__Aim__. Give again, exactly as written, the lines of the records below from the line with "Clone this chart in Apache ECharts." to the line with "const costLevelNames = ['Baseline". Both end lines count; pictures do not.

•••••

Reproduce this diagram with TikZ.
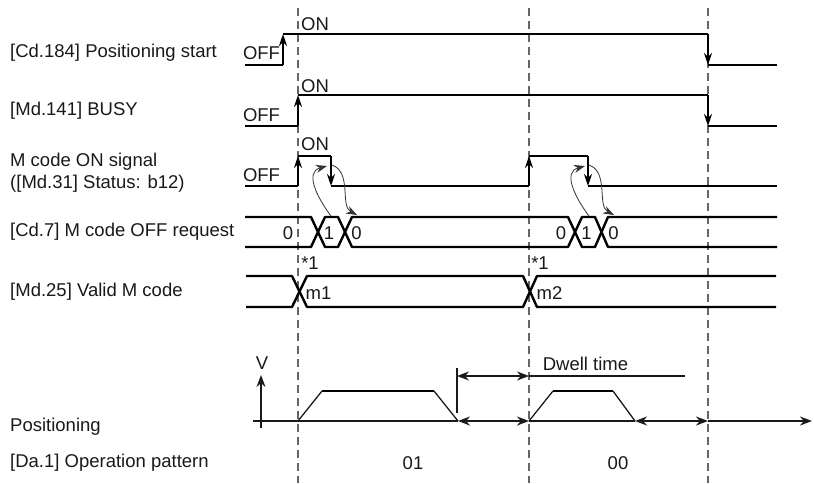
\documentclass[tikz,border=0pt]{standalone}
\usepackage{fontspec}
\setmainfont{Liberation Sans}
\usetikzlibrary{arrows.meta}
\begin{document}
\begin{tikzpicture}[x=1pt,y=-1pt,
  lbl/.style={font=\fontsize{18.5}{20}\selectfont, inner sep=0pt, text=black!90},
  sig/.style={line width=2.4pt, black},
  sigarrow/.style={line width=2.4pt, black, -{Stealth[length=12pt,width=8pt]}},
  guide/.style={line width=1.3pt, black!60, dash pattern=on 8pt off 5pt},
  axis/.style={line width=1.5pt, black!90},
  dblarrow/.style={line width=1.5pt, black!90, {Stealth[length=12pt,width=9pt]}-{Stealth[length=12pt,width=9pt]}},
  onearrow/.style={line width=1.5pt, black!90, -{Stealth[length=12pt,width=9pt]}},
  curv/.style={line width=0.8pt, black!80, -{Stealth[length=11pt,width=8pt]}}]
\useasboundingbox (0,0) rectangle (814,483);
% guides
\coordinate (g1t) at (298,8); \coordinate (g1b) at (298,483);
\coordinate (g2t) at (529,8); \coordinate (g2b) at (529,483);
\coordinate (g3t) at (708,8); \coordinate (g3b) at (708,483);
\draw[guide] (g1t) -- (g1b);
\draw[guide] (g2t) -- (g2b);
\draw[guide] (g3t) -- (g3b);
% left labels
\node[lbl, anchor=west] (l1) at (10,53) {[Cd.184] Positioning start};
\node[lbl, anchor=west] (l2) at (10,111) {[Md.141] BUSY};
\node[lbl, anchor=west] (l3a) at (10,162) {M code ON signal};
\node[lbl, anchor=west] (l3b) at (10,184) {([Md.31] Status: b12)};
\node[lbl, anchor=west] (l4) at (10,232) {[Cd.7] M code OFF request};
\node[lbl, anchor=west] (l5) at (10,292) {[Md.25] Valid M code};
\node[lbl, anchor=west] (l6) at (10,427) {Positioning};
\node[lbl, anchor=west] (l7) at (10,463) {[Da.1] Operation pattern};
% row 1
\draw[sig] (245,65) -- (283,65);
\draw[sigarrow] (283,65) -- (283,34);
\draw[sig] (283,34) -- (708,34);
\draw[sigarrow] (708,34) -- (708,65);
\draw[sig] (708,65) -- (777,65);
\node[lbl] (off1) at (261.5,53) {OFF};
\node[lbl] (on1) at (315,24) {ON};
% row 2
\draw[sig] (245,126) -- (298,126);
\draw[sigarrow] (298,126) -- (298,95);
\draw[sig] (298,95) -- (708,95);
\draw[sigarrow] (708,95) -- (708,126);
\draw[sig] (708,126) -- (777,126);
\node[lbl] (off2) at (261.5,115) {OFF};
\node[lbl] (on2) at (315,86) {ON};
% row 3
\draw[sig] (245,186) -- (298,186);
\draw[sigarrow] (298,186) -- (298,156);
\draw[sig] (298,156) -- (331,156);
\draw[sigarrow] (331,156) -- (331,186);
\draw[sig] (331,186) -- (529,186);
\draw[sigarrow] (529,186) -- (529,156);
\draw[sig] (529,156) -- (588,156);
\draw[sigarrow] (588,156) -- (588,186);
\draw[sig] (588,186) -- (777,186);
\node[lbl] (off3) at (261.5,175) {OFF};
\node[lbl] (on3) at (315,144) {ON};
% row 4 bus
\draw[sig, line join=round] (245,217) -- (311,217) -- (325,247) -- (338,247) -- (352,217) -- (568,217) -- (582,247) -- (595,247) -- (608,217) -- (777,217);
\draw[sig, line join=round] (245,247) -- (311,247) -- (325,217) -- (338,217) -- (352,247) -- (568,247) -- (582,217) -- (595,217) -- (608,247) -- (777,247);
\node[lbl] (c0a) at (288,233) {0};
\node[lbl] (c1a) at (329,233) {1};
\node[lbl] (c0b) at (356.5,233) {0};
\node[lbl] (c0c) at (561,233) {0};
\node[lbl] (c1b) at (586.5,233) {1};
\node[lbl] (c0d) at (613.5,233) {0};
% curved arrows
\draw[curv] (331,216) .. controls (316,196) and (305,172) .. (327,166);
\draw[curv] (332,165) .. controls (352,172) and (340,206) .. (357,215);
\draw[curv] (589,216) .. controls (574,196) and (563,172) .. (585,166);
\draw[curv] (589,165) .. controls (609,172) and (597,206) .. (614,215);
% *1
\node[lbl] (s1) at (310,263) {*1};
\node[lbl] (s2) at (540,263) {*1};
% row 5 bus
\draw[sig, line join=round] (246,276) -- (292,276) -- (307,307) -- (523,307) -- (537,276) -- (776,276);
\draw[sig, line join=round] (246,307) -- (292,307) -- (307,276) -- (523,276) -- (537,307) -- (776,307);
\node[lbl] (m1) at (318.5,293) {m1};
\node[lbl] (m2) at (549.5,293) {m2};
% positioning
\draw[onearrow] (261,428) -- (261,375);
\node[lbl] (v) at (262,363) {V};
\draw[axis] (253,421) -- (458,421);
\draw[dblarrow] (458,421) -- (529,421);
\draw[axis] (529,421) -- (635,421);
\draw[dblarrow] (635,421) -- (708,421);
\draw[onearrow] (708,421) -- (812,421);
\draw[axis, line width=1.3pt] (298,421) -- (322,391);
\draw[line width=2.8pt, black] (322,391) -- (434,391);
\draw[axis, line width=1.3pt] (434,391) -- (458,421);
\draw[axis, line width=1.3pt] (529,421) -- (553,391);
\draw[line width=2.8pt, black] (553,391) -- (613,391);
\draw[axis, line width=1.3pt] (613,391) -- (635,421);
% dwell
\draw[axis] (457,368) -- (457,413);
\draw[dblarrow] (457,376) -- (529,376);
\draw[axis] (529,376) -- (685,376);
\node[lbl] (dw) at (585.5,364) {Dwell time};
% pattern
\node[lbl] (p1) at (413,463) {01};
\node[lbl] (p2) at (618,463) {00};
\end{tikzpicture}
\end{document}
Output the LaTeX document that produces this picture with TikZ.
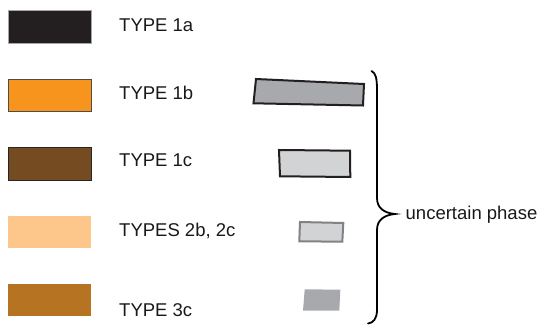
\documentclass[tikz,border=0pt]{standalone}
\usepackage{fontspec}
\setmainfont{Liberation Sans}
\definecolor{c1a}{HTML}{231F20}
\definecolor{c1b}{HTML}{F7941D}
\definecolor{c1c}{HTML}{754C21}
\definecolor{c2b}{HTML}{FDC68A}
\definecolor{c3c}{HTML}{B67321}
\definecolor{gdark}{HTML}{A7A9AC}
\definecolor{glight}{HTML}{D1D3D4}
\definecolor{gedge}{HTML}{808285}
\definecolor{edge}{HTML}{231F20}
\begin{document}
\begin{tikzpicture}[x=1pt,y=-1pt,
  legbox/.style={line width=0.8pt},
  lab/.style={anchor=base west,inner sep=0pt,font=\fontsize{18.5}{20}\selectfont,text=black!90},
  shp/.style={line width=2pt,line join=miter}]
\useasboundingbox (0,0) rectangle (542,331);
% legend swatches
\fill[c1a,draw=gray!70,legbox] (8,10) rectangle (91,43);
\fill[c1b,draw=black!70,legbox] (8,79) rectangle (91,111);
\fill[c1c,draw=black!85,legbox] (8,147) rectangle (91,180);
\fill[c2b] (8,216) rectangle (91,248);
\fill[c3c] (8,284) rectangle (91,316);
% labels
\node[lab] (t1a) at (119,31.5) {TYPE 1a};
\node[lab] (t1b) at (119,100) {TYPE 1b};
\node[lab] (t1c) at (119,167) {TYPE 1c};
\node[lab] (t2) at (119,237) {TYPES 2b, 2c};
\node[lab] (t3) at (119,317) {TYPE 3c};
% uncertain phase shapes
\filldraw[shp,fill=gdark,draw=edge] (256,79) -- (364,84) -- (363,105.5) -- (253.5,103.3) -- cycle;
\filldraw[shp,fill=glight,draw=edge] (279,150) -- (350,150.7) -- (350.3,177) -- (280,176.3) -- cycle;
\filldraw[shp,fill=glight,draw=gedge] (300,222) -- (343.3,223) -- (342.3,241.7) -- (299.3,241.3) -- cycle;
\fill[gdark] (304.7,289.3) -- (340.3,289.7) -- (339.3,310.7) -- (303,310.7) -- cycle;
% brace
\coordinate (btop) at (371.5,71);
\coordinate (btip) at (395,214);
\coordinate (bbot) at (368,323.5);
\draw[line width=1.8pt,line cap=round] (btop) .. controls (376,73) and (377,79) .. (377,90)
  -- (377,198) .. controls (377,208) and (384,213) .. (btip)
  .. controls (384,215) and (377,220) .. (377,230)
  -- (377,310) .. controls (377,319) and (373,323) .. (bbot);
\node[lab] (unc) at (405.5,219.3) {uncertain phase};
\end{tikzpicture}
\end{document}
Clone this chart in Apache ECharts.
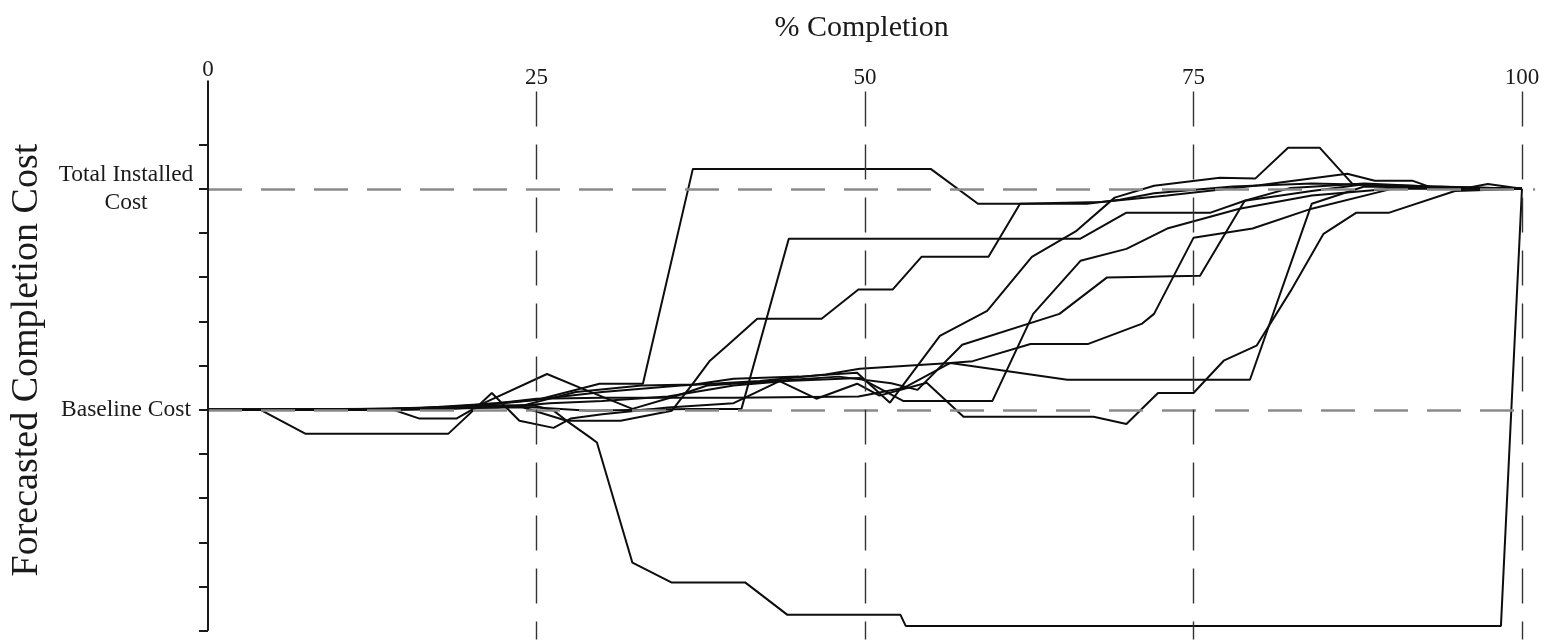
<!DOCTYPE html>
<html>
<head>
<meta charset="utf-8">
<script src="https://cdn.jsdelivr.net/npm/echarts@6/dist/echarts.min.js"></script>
<style>
  html, body { margin: 0; padding: 0; background: #ffffff; }
  #chart { width: 1549px; height: 643px; }
</style>
</head>
<body>
<div id="chart"></div>
<script>
// Axis ticks and named cost levels
const completionTicks = [0, 25, 50, 75, 100];
const costTicks = [-5, -4, -3, -2, -1, 0, 1, 2, 3, 4, 5, 6];
const costLevels = [0, 5];
const costLevelNames = ['Baseline Cost', 'Total Installed\nCost'];

// Forecasted completion cost per project: [% completion, cost units above baseline]
const project1 = [[0,0],[8,0],[14,0.03],[20,0.08],[25,0.22],[29.8,0.59],[33.1,0.59],[36.9,5.45],[55.0,5.45],[58.6,4.66],[66.9,4.66],[69.4,4.75],[72,4.9],[78,5.05],[84,5.12],[90,5.08],[100,5]];
const project2 = [[0,0],[12,0],[18,0.02],[22,0.08],[25,0.05],[29,-0.02],[33,0],[36.7,0.02],[40.6,0.02],[44.2,3.87],[66.4,3.87],[69.9,4.46],[76.3,4.46],[78.9,4.73],[84,4.95],[88,5.1],[92,5.04],[100,5]];
const project3 = [[0,0],[12,0],[20,0.05],[24,0.05],[27.3,-0.25],[31.4,-0.25],[35.3,-0.02],[36.9,0.59],[38.2,1.11],[39.5,1.45],[41.8,2.06],[46.7,2.06],[49.5,2.72],[52.1,2.72],[54.3,3.46],[59.4,3.46],[61.8,4.66],[68,4.7],[73,4.85],[80,5.08],[86.7,5.34],[88.8,5.18],[91.7,5.18],[93.2,5.02],[100,5]];
const project4 = [[0,0],[10,0.02],[18,0.03],[24,0.1],[28,0.4],[33,0.55],[37,0.57],[40,0.7],[45,0.75],[49.4,0.84],[51.9,0.16],[55.7,1.67],[59.3,2.24],[62.7,3.46],[66.1,4.05],[69.0,4.8],[72.0,5.07],[77.0,5.25],[79.7,5.23],[82.2,5.93],[84.6,5.93],[87.1,5.11],[93,5.03],[100,5]];
const project5 = [[0,0],[15,0],[22,0.05],[26,0.15],[30,0.2],[35,0.3],[40,0.55],[44,0.65],[49.6,0.72],[52.9,0.2],[59.7,0.2],[62.8,2.17],[66.4,3.37],[69.9,3.64],[73.0,4.1],[78.5,4.55],[84,4.85],[90,5.0],[100,5]];
const project6 = [[0,0],[14.1,0],[16.1,-0.2],[18.9,-0.2],[20.9,0.14],[25.8,0.81],[28.3,0.5],[32.3,0.02],[35.5,0.3],[38,0.55],[43,0.65],[48,0.75],[52,0.6],[54.0,0.45],[57.4,1.47],[64.8,2.17],[68.4,2.99],[75.5,3.03],[78.9,4.73],[82.4,5.02],[88,5.12],[93,5.05],[100,5]];
const project7 = [[0,0],[15,0.02],[22,0.15],[25,0.25],[30,0.27],[40,0.27],[49.5,0.3],[53,0.5],[56.5,1.06],[58.2,1.1],[62.6,1.49],[67.0,1.49],[71.1,1.95],[72.0,2.17],[75.0,3.89],[79.5,4.1],[84.0,4.55],[90.4,5.02],[100,5]];
const project8 = [[0,0],[10,0],[18,0.05],[24,0.2],[30,0.4],[36,0.55],[42,0.65],[47,0.8],[49.6,0.93],[56.5,1.06],[65.4,0.68],[79.3,0.68],[84.0,4.66],[88,5.05],[95.5,5.0],[97.4,5.11],[100,5]];
const project9 = [[0,0],[4.0,0],[7.4,-0.54],[18.3,-0.54],[21.6,0.38],[23.7,-0.25],[26.3,-0.41],[27.6,-0.2],[30,-0.1],[35,0.05],[40,0.15],[43.5,0.65],[46.3,0.25],[49.4,0.59],[51.1,0.32],[54.7,0.61],[57.5,-0.16],[67.4,-0.16],[69.9,-0.32],[72.3,0.38],[75.0,0.38],[77.3,1.11],[79.8,1.45],[82.4,2.69],[84.9,3.98],[87.4,4.46],[89.9,4.46],[94.9,4.95],[100,5]];
const project10 = [[0,0],[12,0],[18,0.05],[22.2,0.1],[24.9,0.09],[26.3,-0.02],[27.3,-0.25],[29.1,-0.63],[29.6,-0.74],[32.3,-3.46],[35.3,-3.91],[40.9,-3.91],[44.1,-4.64],[52.7,-4.64],[53.1,-4.89],[98.4,-4.89],[100,5]];

const projects = [project1, project2, project3, project4, project5, project6, project7, project8, project9, project10];

const FONT = '"Liberation Serif", "Times New Roman", serif';
const INK = '#1a1a1a';

const chart = echarts.init(document.getElementById('chart'), null, { renderer: 'canvas' });

const projectSeries = projects.map((d, i) => ({
  type: 'line',
  name: 'Project ' + (i + 1),
  data: d,
  showSymbol: false,
  symbol: 'none',
  silent: true,
  clip: false,
  z: 3,
  lineStyle: { color: '#0d0d0d', width: 2 }
}));

// reference levels (baseline / total installed), dashed grey
const levelLines = {
  type: 'line', data: [], silent: true, clip: false, z: 2,
  markLine: {
    symbol: 'none', silent: true, animation: false, label: { show: false },
    lineStyle: { color: '#8a8a8a', width: 2.5, type: [34, 19] },
    data: [
      [{ coord: [0, costLevels[0]] }, { coord: [100.3, costLevels[0]] }],
      [{ coord: [0, costLevels[1]] }, { coord: [101, costLevels[1]] }]
    ]
  }
};

// completion quartile guides, dashed dark
const quartileLines = {
  type: 'line', data: [], silent: true, clip: false, z: 2,
  markLine: {
    symbol: 'none', silent: true, animation: false, label: { show: false },
    lineStyle: { color: '#333333', width: 1.4, type: [35, 18] },
    data: completionTicks.slice(1).map(v => [{ coord: [v, 7.2] }, { coord: [v, -5.2] }])
  }
};

// vertical cost axis line
const costAxisLine = {
  type: 'line', data: [], silent: true, clip: false, z: 4,
  markLine: {
    symbol: 'none', silent: true, animation: false, label: { show: false },
    lineStyle: { color: INK, width: 2, type: 'solid' },
    data: [[{ coord: [0, -5] }, { coord: [0, 7.45] }]]
  }
};

chart.setOption({
  animation: false,
  backgroundColor: '#ffffff',
  grid: { left: 208, right: 13.9, top: 80.5, bottom: 3.4, containLabel: false },
  xAxis: {
    type: 'value',
    position: 'top',
    min: 0,
    max: 101,
    interval: 25,
    name: '% Completion',
    nameLocation: 'middle',
    nameGap: 37,
    nameTextStyle: { fontFamily: FONT, fontSize: 30, color: INK, padding: [0, 20, 0, 0] },
    axisLine: { show: false },
    axisTick: { show: false },
    splitLine: { show: false },
    axisLabel: {
      customValues: completionTicks,
      margin: -9,
      fontFamily: FONT,
      fontSize: 23,
      color: INK,
      formatter: v => (v === 0 ? '{z|0}' : String(v)),
      rich: { z: { fontFamily: FONT, fontSize: 23, color: INK, padding: [0, 0, 8, 0] } }
    }
  },
  yAxis: {
    type: 'value',
    min: -5.2,
    max: 7.45,
    name: 'Forecasted Completion Cost',
    nameLocation: 'middle',
    nameRotate: 90,
    nameGap: 162,
    nameTextStyle: { fontFamily: FONT, fontSize: 38, color: INK },
    axisLine: { show: false },
    splitLine: { show: false },
    axisTick: { show: true, customValues: costTicks, length: 9, lineStyle: { color: INK, width: 2 } },
    axisLabel: {
      customValues: costLevels,
      formatter: v => costLevelNames[costLevels.indexOf(v)] || '',
      align: 'center',
      margin: 82,
      fontFamily: FONT,
      fontSize: 23.5,
      lineHeight: 28,
      color: INK
    }
  },
  series: [levelLines, quartileLines, costAxisLine].concat(projectSeries)
});
</script>
</body>
</html>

•••••

__Output of the task__.
Clone this chart in Apache ECharts.
<!DOCTYPE html>
<html>
<head>
<meta charset="utf-8">
<script src="https://cdn.jsdelivr.net/npm/echarts@6/dist/echarts.min.js"></script>
<style>
  html, body { margin: 0; padding: 0; background: #ffffff; }
  #chart { width: 1549px; height: 643px; }
</style>
</head>
<body>
<div id="chart"></div>
<script>
// Axis ticks and named cost levels
const completionTicks = [0, 25, 50, 75, 100];
const costTicks = [-5, -4, -3, -2, -1, 0, 1, 2, 3, 4, 5, 6];
const costLevels = [0, 5];
const costLevelNames = ['Baseline Cost', 'Total Installed\nCost'];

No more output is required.